2-channel Logic Analyzer

In AVR, Hardware, Software on Nov 25, 2010 at 00:01

Let’s continue the tiny lab-instrument series ;)

Here’s a logic analyzer which takes 512 samples of 2 bits (DIO2 and AIO2):

Dsc 2318

The “trace” starts when either of the inputs changes. I’ve enabled the internal pull-ups, so in this example you can see that DIO2 has no signal. The AIO2 signal is from a JeeNode running the Arduino IDE’s built-in “ASCIItable” demo, which sends out a bunch of characters at 9600 baud (I took the signal from the USB-BUB connector).

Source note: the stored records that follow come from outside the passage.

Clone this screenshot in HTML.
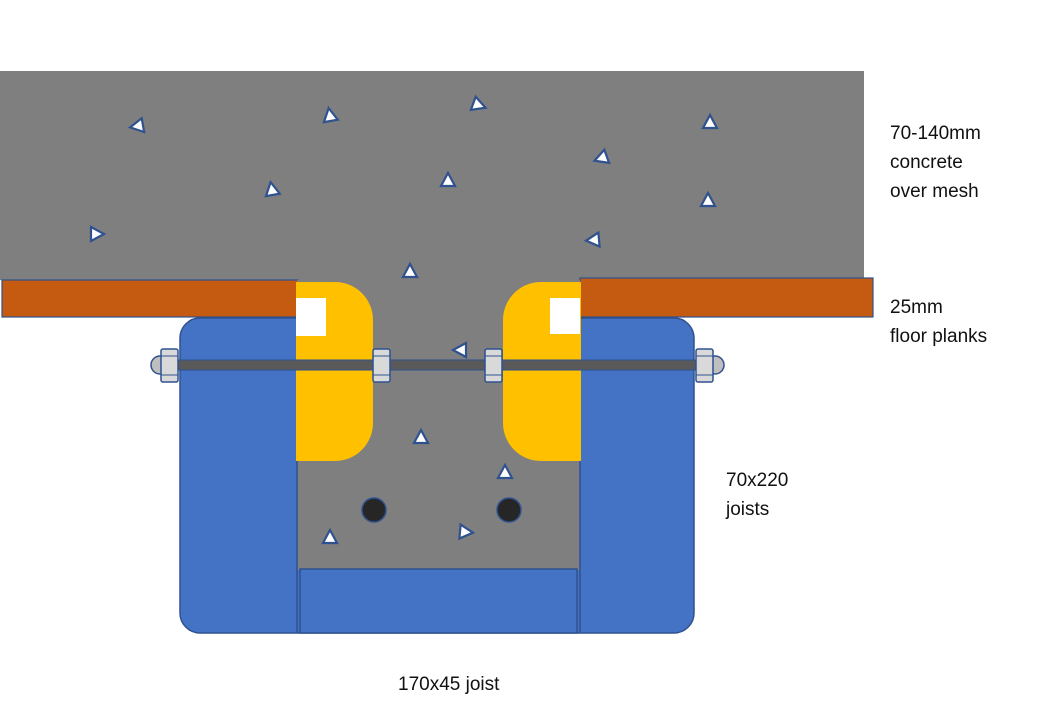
<!DOCTYPE html>
<html><head><meta charset="utf-8"><style>
html,body{margin:0;padding:0;background:#fff;}
svg{display:block;}
text{font-family:"Liberation Sans",sans-serif;font-size:19px;fill:#111;}
</style></head><body>
<svg width="1052" height="727" viewBox="0 0 1052 727">
<defs>
<polygon id="t" points="0,-8 7,5 -7,5" fill="#fff" stroke="#2f528f" stroke-width="2.2"/>
</defs>
<!-- concrete slab -->
<rect x="0" y="71" width="864" height="209" fill="#7f7f7f"/>
<!-- planks -->
<rect x="2" y="280" width="296" height="37" fill="#c55a11" stroke="#2f528f" stroke-width="1.2"/>
<rect x="580" y="278" width="293" height="39" fill="#c55a11" stroke="#2f528f" stroke-width="1.2"/>
<!-- blue joists -->
<rect x="180" y="318" width="514" height="315" rx="20" fill="#4472c4" stroke="#2f528f" stroke-width="1.5"/>
<!-- gray channel -->
<rect x="297" y="280" width="283" height="290" fill="#7f7f7f"/>
<line x1="297" y1="318" x2="297" y2="633" stroke="#2f528f" stroke-width="1.5"/>
<line x1="580" y1="318" x2="580" y2="633" stroke="#2f528f" stroke-width="1.5"/>
<!-- bottom joist -->
<rect x="300" y="569" width="277" height="64" fill="#4472c4" stroke="#2f528f" stroke-width="1.5"/>
<!-- yellow packers -->
<path d="M296,282 H335 A38,38 0 0 1 373,320 V423 A38,38 0 0 1 335,461 H296 Z" fill="#ffc000"/>
<path d="M581,282 H541 A38,38 0 0 0 503,320 V423 A38,38 0 0 0 541,461 H581 Z" fill="#ffc000"/>
<rect x="296" y="298" width="30" height="38" fill="#fff"/>
<rect x="550" y="298" width="30" height="36" fill="#fff"/>
<!-- rod -->
<rect x="160" y="360" width="556" height="10" fill="#595959" stroke="#2f528f" stroke-width="1"/>
<circle cx="160" cy="365" r="9" fill="#bfbfbf" stroke="#2f528f" stroke-width="1.5"/>
<circle cx="715" cy="365" r="9" fill="#bfbfbf" stroke="#2f528f" stroke-width="1.5"/>
<g fill="#d9d9d9" stroke="#2f528f" stroke-width="1.5">
<rect x="161" y="349" width="17" height="33" rx="2"/>
<rect x="373" y="349" width="17" height="33" rx="2"/>
<rect x="485" y="349" width="17" height="33" rx="2"/>
<rect x="696" y="349" width="17" height="33" rx="2"/>
</g>
<g stroke="#2f528f" stroke-width="1">
<line x1="161" y1="356" x2="178" y2="356"/><line x1="161" y1="375" x2="178" y2="375"/>
<line x1="373" y1="356" x2="390" y2="356"/><line x1="373" y1="375" x2="390" y2="375"/>
<line x1="485" y1="356" x2="502" y2="356"/><line x1="485" y1="375" x2="502" y2="375"/>
<line x1="696" y1="356" x2="713" y2="356"/><line x1="696" y1="375" x2="713" y2="375"/>
</g>
<!-- rebar -->
<circle cx="374" cy="510" r="12" fill="#262626" stroke="#2f528f" stroke-width="1.5"/>
<circle cx="509" cy="510" r="12" fill="#262626" stroke="#2f528f" stroke-width="1.5"/>
<!-- aggregate triangles -->
<use href="#t" transform="translate(138,126) rotate(-100)"/>
<use href="#t" transform="translate(330,116) rotate(-10)"/>
<use href="#t" transform="translate(478,105) rotate(110)"/>
<use href="#t" transform="translate(710,123)"/>
<use href="#t" transform="translate(602,158) rotate(-110)"/>
<use href="#t" transform="translate(448,181)"/>
<use href="#t" transform="translate(272,190) rotate(-10)"/>
<use href="#t" transform="translate(708,201)"/>
<use href="#t" transform="translate(96,234) rotate(90)"/>
<use href="#t" transform="translate(594,240) rotate(-95)"/>
<use href="#t" transform="translate(410,272)"/>
<use href="#t" transform="translate(461,350) rotate(-90)"/>
<use href="#t" transform="translate(421,438)"/>
<use href="#t" transform="translate(505,473)"/>
<use href="#t" transform="translate(330,538)"/>
<use href="#t" transform="translate(465,532) rotate(95)"/>
<!-- labels -->
<text x="890" y="139">70-140mm</text>
<text x="890" y="168">concrete</text>
<text x="890" y="197">over mesh</text>
<text x="890" y="313">25mm</text>
<text x="890" y="342">floor planks</text>
<text x="726" y="486">70x220</text>
<text x="726" y="515">joists</text>
<text x="398" y="690">170x45 joist</text>
</svg>
</body></html>
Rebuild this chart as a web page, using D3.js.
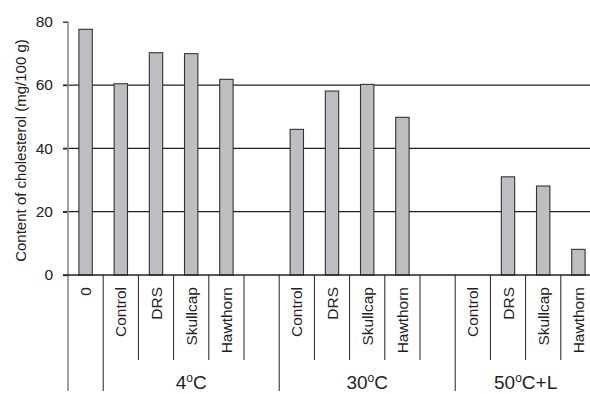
<!DOCTYPE html>
<html>
<head>
<meta charset="utf-8">
<script src="https://cdn.jsdelivr.net/npm/d3@7"></script>
<style>
  html, body { margin: 0; padding: 0; background: #fff; }
  svg { display: block; font-family: "Liberation Sans", Arial, sans-serif; }
</style>
</head>
<body>
<svg id="chart" width="590" height="394"></svg>
<script>
// Treatment labels for each slot along the x axis ("" = empty spacer slot)
const slotLabels = ["0", "Control", "DRS", "Skullcap", "Hawthorn", "",
                    "Control", "DRS", "Skullcap", "Hawthorn", "",
                    "Control", "DRS", "Skullcap", "Hawthorn"];
// Cholesterol content (mg/100 g); null = no bar
const cholesterol = [77.6, 60.4, 70.2, 69.9, 61.8, null,
                     46.0, 58.1, 60.2, 49.8, null,
                     0, 31.0, 28.1, 8.1];
// Storage-condition groups: first slot, slot count, base text, suffix after the degree mark
const groupStart = [1, 6, 11];
const groupSize = [5, 5, 4];
const groupBase = ["4", "30", "50"];
const groupSuffix = ["C", "C", "C+L"];
const yTicks = [0, 20, 40, 60, 80];
const gridValues = [20, 40, 60];

const svg = d3.select("#chart");
const left = 68, slotW = 35.2;
const x = d3.scaleBand()
  .domain(d3.range(slotLabels.length))
  .range([left, left + slotW * slotLabels.length])
  .paddingInner(0.62)
  .paddingOuter(0.31);
const y = d3.scaleLinear().domain([0, 80]).range([275, 21.7]);
const slotEdge = i => left + i * slotW;
const slotMid = i => left + (i + 0.5) * slotW;

// Horizontal gridlines
svg.append("g").selectAll("line").data(gridValues).join("line")
  .attr("x1", left - 5).attr("x2", 596)
  .attr("y1", d => y(d)).attr("y2", d => y(d))
  .attr("stroke", "#222").attr("stroke-width", 1.3);

// Y axis
const yAxis = svg.append("g").attr("transform", `translate(${left},0)`)
  .call(d3.axisLeft(y).tickValues(yTicks).tickSize(5).tickPadding(10));
yAxis.select(".domain").remove();
yAxis.selectAll(".tick line").attr("stroke", "#222").attr("stroke-width", 1.3);
yAxis.selectAll(".tick text").attr("font-size", 15.5).attr("fill", "#222")
  .attr("font-family", "Liberation Sans, Arial, sans-serif");

svg.append("line")
  .attr("x1", left).attr("x2", left).attr("y1", y(80) - 0.5).attr("y2", 391)
  .attr("stroke", "#888").attr("stroke-width", 1.6);

svg.append("text")
  .attr("transform", `translate(26,${(38 + 263) / 2}) rotate(-90)`)
  .attr("text-anchor", "middle").attr("font-size", 15).attr("fill", "#222")
  .text("Content of cholesterol (mg/100 g)");

// Bars
const barData = cholesterol.map((v, i) => ({ i, v })).filter(d => d.v !== null && d.v > 0);
svg.append("g").selectAll("rect").data(barData).join("rect")
  .attr("x", d => x(d.i))
  .attr("width", x.bandwidth())
  .attr("y", d => y(d.v))
  .attr("height", d => y(0) - y(d.v))
  .attr("fill", "#bdbec2").attr("stroke", "#333").attr("stroke-width", 1.1);

// Baseline
svg.append("line")
  .attr("x1", left - 5).attr("x2", 596).attr("y1", y(0)).attr("y2", y(0))
  .attr("stroke", "#222").attr("stroke-width", 1.3);

// Slot separators: short for inner slots, long at group boundaries
const longEdges = new Set([1].concat(groupStart));
svg.append("g").selectAll("line").data(d3.range(1, slotLabels.length)).join("line")
  .attr("x1", i => slotEdge(i)).attr("x2", i => slotEdge(i))
  .attr("y1", y(0)).attr("y2", i => longEdges.has(i) ? 391 : 360)
  .attr("stroke", "#222").attr("stroke-width", 1);

// Rotated treatment labels
svg.append("g").selectAll("text").data(slotLabels.map((t, i) => ({ t, i })).filter(d => d.t))
  .join("text")
  .attr("transform", d => `translate(${slotMid(d.i)},287) rotate(-90)`)
  .attr("text-anchor", "end").attr("dy", "0.36em")
  .attr("font-size", 15.5).attr("fill", "#222")
  .text(d => d.t);

// Group labels with superscript degree mark
const gl = svg.append("g").selectAll("text").data(groupStart).join("text")
  .attr("x", (s, k) => slotEdge(s) + groupSize[k] * slotW / 2)
  .attr("y", 389)
  .attr("text-anchor", "middle").attr("font-size", 19).attr("fill", "#222");
gl.append("tspan").text((s, k) => groupBase[k]);
gl.append("tspan").attr("font-size", 12).attr("dy", -7).text("o");
gl.append("tspan").attr("dy", 7).text((s, k) => groupSuffix[k]);
</script>
</body>
</html>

Here is the glcdTracer.pde sketch which implements this:

Screen Shot 2010 11 20 at 17.24.06

Lots of trickery with bits. To keep memory use very low, I’m storing the 512 samples in a 128-byte buffer (512 x 2 bits = 128 x 8 bits). Low values are drawn as a pixel, high values are drawn as a little vertical line.

The code includes a minimal triggering mechanism, i.e. it waits for either of the input signals to change before collecting 512 samples.

Samples are collected at about 10 KHz, but this can easily be changed (up to ≈ 200 KHz with the current code).

Note that it would be possible to double the number of samples to 1024 and display them as 8 groups of 2 signals, but then you’ll have to really squeeze the output to fit it onto the 64×128 pixels on the display.

BTW, there’s some shadowing visible on the display – has to do with how the chip drives the GLCD, no doubt.

Soooo… now we also have a portable Logic Analyzer!

  1. I think I prefer my Tek digital scope for most routine tasks around the lab bench :-). However, I can see this capability being useful if you had a small, cheap, battery powered device which could be logic analyser, scope, and voltmeter, also with data logging and connectivity to a regular computer… and with the right code, I guess a JeeNode with LCD could be all those things!